Seigneur of Samarès in Jersey

Philip Dumaresq (c. 1650–1690), was Seigneur of Samarès, in the parish of Saint Clement, Jersey.

== Biography ==
Dumaresq was the eldest son of Henry Dumaresq by his wife Margaret, only daughter of Abraham Hérault of Saint Helier. He is said on doubtful authority to have been born 'about 1650'. His father, a staunch parliamentarian, had been dismissed from his office of Jurat of the Royal Court at the beginning of the English Civil War, but was reinstated along with his father-in-law by the council of state in August 1653.

The son, however, appears to have held different views. At an early age he entered the navy, and attained the rank of captain. He was sworn in Jurat of the Royal Court on 2 February 1681. On the accession of James II in 1685, he presented him with a manuscript, giving an account of the Channel Islands, with suggestions for their defence. It remained among the state papers until about the close of the 18th century, when it was transmitted to Admiral d'Auvergne, duke of Bouillon, the then naval commander at Jersey. By his permission copies were allowed to be made.

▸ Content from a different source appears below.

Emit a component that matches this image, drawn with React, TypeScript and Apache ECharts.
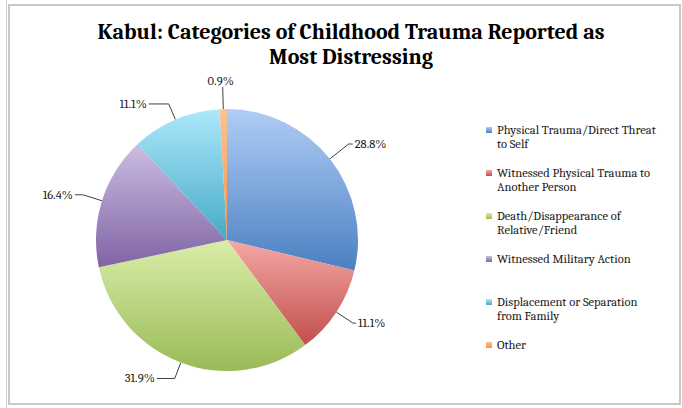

From his letters Dumaresq seems to have been an amiable, well-informed man, who devoted most of his time to gardening, fruit, and tree culture. He was the friend and correspondent of John Evelyn. There are also a few of his letters to Christopher Lord Hatton, when governor of Jersey, extant. Shortly before his death he imparted to Philip Falle, who was then engaged on his history of the island, 'a set of curious observations;’ but what was still more valuable, an accurate survey of Jersey, 'done on a large skin of vellum,’ and 'equally calculated for a sea chart and a land map,’ which in a reduced form adorns the front of Falle's book.

== Death ==
Dumaresq died in 1690. By a licence bearing the date 24 June 1672 he married at the Savoy Chapel, London, Deborah, daughter of William Trumbull of Easthampstead, Berkshire. Mrs. Dumaresq died in 1720 at Hertford, and desired to be buried at Easthampstead 'as near my dear father as may be.' Her will of 25 December 1715, with two codicils of 2 (sic) December 1715, and 24 October 1717, was proved at London on 20 December 1720. Dumaresq's only child, Deborah, married Philip, son of Benjamin Dumaresq, a junior scion of Dumaresq des Augrès, but she died without issue. She was the last of her family who held the seigneurie of Samarès, having conveyed it to the Seale family.